--- Exercise task ---
Show all lines from the listing below that contain "this".

[Stored data entries]
::::::::
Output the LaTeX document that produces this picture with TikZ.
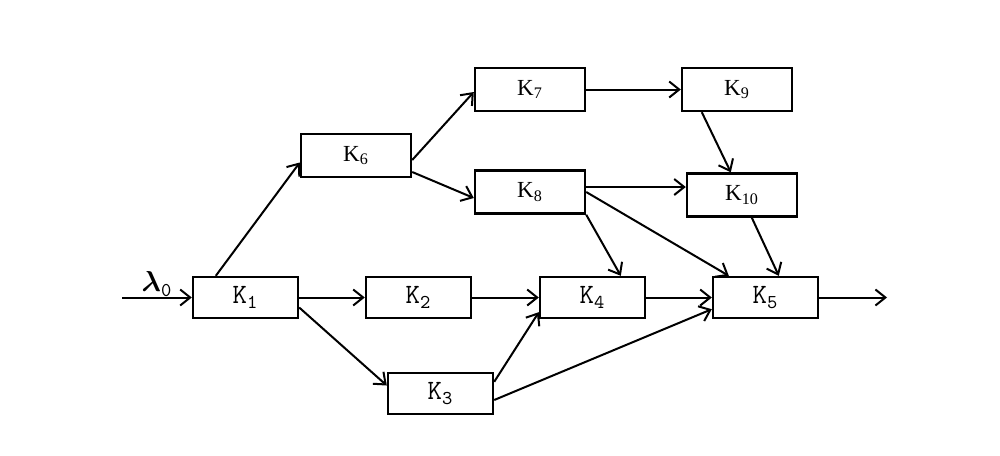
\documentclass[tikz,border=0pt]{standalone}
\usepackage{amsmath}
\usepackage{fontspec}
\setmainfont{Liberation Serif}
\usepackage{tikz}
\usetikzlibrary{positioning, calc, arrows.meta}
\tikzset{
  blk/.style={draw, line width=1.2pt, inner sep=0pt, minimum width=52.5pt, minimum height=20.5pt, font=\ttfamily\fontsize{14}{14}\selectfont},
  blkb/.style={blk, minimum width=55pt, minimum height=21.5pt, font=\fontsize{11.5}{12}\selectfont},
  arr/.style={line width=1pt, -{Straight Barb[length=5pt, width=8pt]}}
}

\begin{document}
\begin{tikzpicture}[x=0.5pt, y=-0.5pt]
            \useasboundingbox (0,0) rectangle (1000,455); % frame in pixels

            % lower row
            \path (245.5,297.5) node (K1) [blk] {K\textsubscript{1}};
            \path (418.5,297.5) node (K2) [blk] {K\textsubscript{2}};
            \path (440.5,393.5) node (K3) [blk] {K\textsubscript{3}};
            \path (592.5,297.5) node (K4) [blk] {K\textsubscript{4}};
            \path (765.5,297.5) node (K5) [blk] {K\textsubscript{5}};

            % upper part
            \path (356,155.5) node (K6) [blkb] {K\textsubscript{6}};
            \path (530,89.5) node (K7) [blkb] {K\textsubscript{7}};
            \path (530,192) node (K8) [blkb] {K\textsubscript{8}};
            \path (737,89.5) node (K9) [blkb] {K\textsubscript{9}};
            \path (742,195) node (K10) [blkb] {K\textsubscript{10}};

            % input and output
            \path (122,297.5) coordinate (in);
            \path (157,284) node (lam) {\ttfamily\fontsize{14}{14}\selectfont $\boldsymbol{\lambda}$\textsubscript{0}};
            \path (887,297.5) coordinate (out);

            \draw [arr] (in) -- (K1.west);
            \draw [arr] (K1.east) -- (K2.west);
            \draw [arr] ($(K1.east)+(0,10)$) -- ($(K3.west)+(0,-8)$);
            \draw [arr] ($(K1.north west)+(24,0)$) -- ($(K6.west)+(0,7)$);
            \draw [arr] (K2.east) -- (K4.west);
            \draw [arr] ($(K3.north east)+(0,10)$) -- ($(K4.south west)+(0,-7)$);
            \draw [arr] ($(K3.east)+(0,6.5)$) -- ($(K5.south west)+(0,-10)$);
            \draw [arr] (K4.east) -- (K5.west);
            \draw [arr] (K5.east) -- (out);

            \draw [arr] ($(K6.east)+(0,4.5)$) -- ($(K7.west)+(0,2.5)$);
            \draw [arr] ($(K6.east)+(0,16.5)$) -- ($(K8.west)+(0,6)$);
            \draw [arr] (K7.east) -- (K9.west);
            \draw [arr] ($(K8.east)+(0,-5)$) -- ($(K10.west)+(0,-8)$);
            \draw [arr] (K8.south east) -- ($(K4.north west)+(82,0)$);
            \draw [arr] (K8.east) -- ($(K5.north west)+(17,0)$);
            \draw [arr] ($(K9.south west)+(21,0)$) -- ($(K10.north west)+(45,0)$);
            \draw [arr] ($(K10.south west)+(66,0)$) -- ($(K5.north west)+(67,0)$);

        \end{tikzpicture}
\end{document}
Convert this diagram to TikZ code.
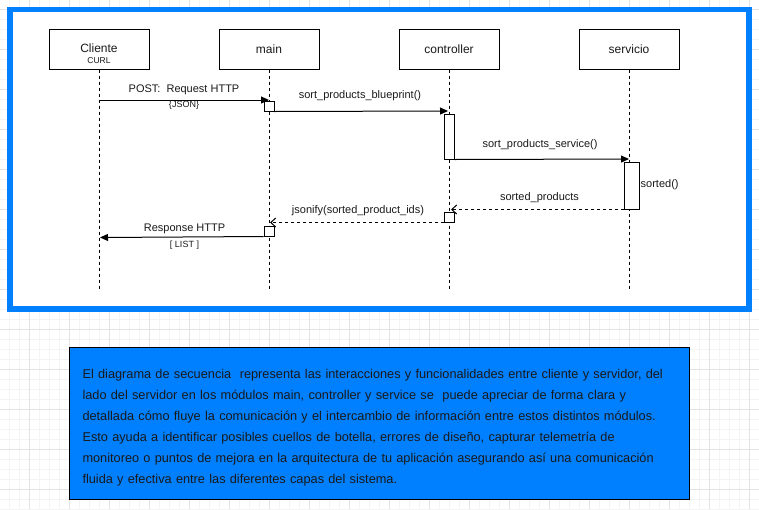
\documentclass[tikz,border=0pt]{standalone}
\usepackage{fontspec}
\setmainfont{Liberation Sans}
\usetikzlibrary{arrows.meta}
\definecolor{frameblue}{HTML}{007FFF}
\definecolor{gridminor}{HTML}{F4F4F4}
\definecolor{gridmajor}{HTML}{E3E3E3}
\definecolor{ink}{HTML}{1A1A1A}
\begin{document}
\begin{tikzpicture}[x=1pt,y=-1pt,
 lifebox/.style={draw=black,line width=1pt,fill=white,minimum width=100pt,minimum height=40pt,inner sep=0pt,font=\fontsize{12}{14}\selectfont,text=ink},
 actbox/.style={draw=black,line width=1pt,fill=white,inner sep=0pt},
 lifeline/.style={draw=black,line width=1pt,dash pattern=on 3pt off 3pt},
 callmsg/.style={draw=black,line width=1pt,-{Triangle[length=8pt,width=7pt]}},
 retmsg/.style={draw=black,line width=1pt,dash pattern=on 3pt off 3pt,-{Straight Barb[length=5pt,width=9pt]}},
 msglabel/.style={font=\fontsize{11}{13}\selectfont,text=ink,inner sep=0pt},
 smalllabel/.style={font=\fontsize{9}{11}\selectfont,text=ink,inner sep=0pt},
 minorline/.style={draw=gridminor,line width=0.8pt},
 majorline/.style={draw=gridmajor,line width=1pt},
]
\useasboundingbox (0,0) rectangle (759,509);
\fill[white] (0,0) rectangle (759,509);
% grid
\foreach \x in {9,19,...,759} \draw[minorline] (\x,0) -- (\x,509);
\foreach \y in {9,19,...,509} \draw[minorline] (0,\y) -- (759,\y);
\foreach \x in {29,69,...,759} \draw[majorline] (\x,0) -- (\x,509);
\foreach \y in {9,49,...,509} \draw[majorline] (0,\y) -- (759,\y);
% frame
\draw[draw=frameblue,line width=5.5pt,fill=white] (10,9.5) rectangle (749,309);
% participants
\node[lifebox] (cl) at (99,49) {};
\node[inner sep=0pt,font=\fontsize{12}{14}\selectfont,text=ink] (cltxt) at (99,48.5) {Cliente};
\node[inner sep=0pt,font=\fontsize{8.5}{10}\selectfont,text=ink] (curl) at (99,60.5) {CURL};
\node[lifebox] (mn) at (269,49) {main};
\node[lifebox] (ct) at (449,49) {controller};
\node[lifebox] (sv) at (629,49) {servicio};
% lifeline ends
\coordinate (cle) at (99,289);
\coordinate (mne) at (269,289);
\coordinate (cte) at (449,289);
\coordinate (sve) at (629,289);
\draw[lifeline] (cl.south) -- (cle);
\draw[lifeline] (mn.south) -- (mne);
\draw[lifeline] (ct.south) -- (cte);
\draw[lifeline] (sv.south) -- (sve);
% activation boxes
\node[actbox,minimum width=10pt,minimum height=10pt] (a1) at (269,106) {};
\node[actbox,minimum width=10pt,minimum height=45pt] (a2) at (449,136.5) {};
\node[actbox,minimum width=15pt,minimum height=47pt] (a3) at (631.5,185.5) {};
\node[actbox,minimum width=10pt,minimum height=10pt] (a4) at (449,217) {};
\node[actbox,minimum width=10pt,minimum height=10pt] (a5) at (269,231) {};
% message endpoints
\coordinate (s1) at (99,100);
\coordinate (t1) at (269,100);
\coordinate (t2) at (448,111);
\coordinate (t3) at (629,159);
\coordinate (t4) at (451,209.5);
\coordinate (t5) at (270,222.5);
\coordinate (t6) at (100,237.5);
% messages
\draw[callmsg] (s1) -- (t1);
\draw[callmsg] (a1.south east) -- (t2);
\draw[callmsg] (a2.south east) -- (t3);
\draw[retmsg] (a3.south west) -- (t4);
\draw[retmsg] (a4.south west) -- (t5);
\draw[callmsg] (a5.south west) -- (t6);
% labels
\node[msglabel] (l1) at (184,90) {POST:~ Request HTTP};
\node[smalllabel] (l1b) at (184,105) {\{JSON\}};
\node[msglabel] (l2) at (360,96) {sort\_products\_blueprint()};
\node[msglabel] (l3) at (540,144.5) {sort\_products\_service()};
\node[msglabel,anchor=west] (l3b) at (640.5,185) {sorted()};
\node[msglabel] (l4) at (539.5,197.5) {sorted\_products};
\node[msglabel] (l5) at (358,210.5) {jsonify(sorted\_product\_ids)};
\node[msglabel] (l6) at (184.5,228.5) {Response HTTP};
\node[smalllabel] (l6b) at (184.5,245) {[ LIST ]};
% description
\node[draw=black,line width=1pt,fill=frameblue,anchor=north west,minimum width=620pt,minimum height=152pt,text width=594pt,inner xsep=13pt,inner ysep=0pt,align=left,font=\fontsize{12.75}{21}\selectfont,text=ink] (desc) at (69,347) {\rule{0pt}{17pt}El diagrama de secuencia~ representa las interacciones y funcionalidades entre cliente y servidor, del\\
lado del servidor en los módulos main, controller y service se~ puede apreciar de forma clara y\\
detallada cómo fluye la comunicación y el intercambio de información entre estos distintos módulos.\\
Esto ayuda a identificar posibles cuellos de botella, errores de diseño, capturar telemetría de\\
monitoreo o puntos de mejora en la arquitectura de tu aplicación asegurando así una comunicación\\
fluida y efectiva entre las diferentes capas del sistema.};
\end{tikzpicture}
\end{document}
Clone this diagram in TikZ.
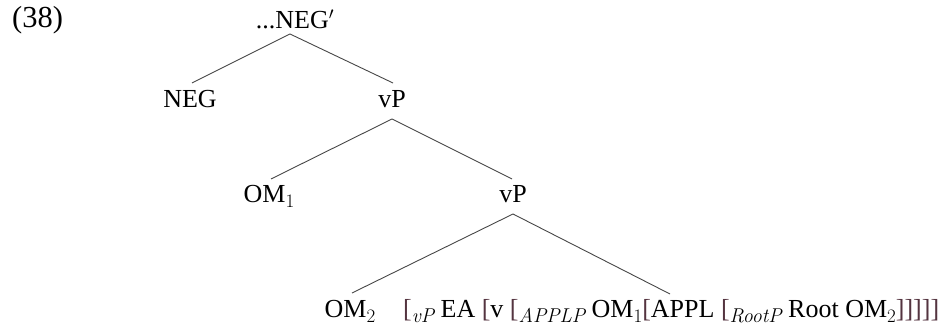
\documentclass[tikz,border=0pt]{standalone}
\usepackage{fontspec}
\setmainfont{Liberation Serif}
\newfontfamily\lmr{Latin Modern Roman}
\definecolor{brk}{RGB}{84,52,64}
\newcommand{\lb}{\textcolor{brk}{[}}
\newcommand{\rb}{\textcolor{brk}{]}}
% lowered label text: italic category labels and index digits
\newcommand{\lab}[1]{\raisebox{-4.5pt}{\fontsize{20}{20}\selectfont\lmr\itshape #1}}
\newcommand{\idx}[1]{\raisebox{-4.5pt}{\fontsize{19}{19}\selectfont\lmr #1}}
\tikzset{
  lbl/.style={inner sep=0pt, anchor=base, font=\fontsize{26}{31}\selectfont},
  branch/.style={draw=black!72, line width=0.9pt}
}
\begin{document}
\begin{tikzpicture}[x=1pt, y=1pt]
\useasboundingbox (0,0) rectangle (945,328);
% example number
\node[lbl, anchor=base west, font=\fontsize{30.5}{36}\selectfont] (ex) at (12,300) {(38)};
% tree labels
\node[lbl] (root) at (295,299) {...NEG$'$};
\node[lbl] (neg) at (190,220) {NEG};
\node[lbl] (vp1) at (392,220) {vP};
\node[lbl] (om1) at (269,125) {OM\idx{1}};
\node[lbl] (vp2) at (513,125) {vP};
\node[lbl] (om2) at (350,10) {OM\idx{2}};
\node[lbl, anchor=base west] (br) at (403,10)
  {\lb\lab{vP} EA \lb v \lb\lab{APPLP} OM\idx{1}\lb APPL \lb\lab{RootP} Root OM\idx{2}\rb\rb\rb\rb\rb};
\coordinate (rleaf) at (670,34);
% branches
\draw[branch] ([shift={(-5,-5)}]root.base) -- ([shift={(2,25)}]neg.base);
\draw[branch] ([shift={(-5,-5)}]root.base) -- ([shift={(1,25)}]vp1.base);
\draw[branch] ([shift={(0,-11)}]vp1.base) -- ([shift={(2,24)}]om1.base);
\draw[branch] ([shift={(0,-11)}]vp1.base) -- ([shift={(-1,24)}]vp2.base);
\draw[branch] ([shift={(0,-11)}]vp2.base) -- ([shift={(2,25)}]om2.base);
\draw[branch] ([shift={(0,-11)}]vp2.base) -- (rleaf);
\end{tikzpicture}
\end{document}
::::::::
--- Written solution ---
Output the LaTeX document that produces this picture with TikZ.
Convert this diagram to TikZ code.
Clone this diagram in TikZ.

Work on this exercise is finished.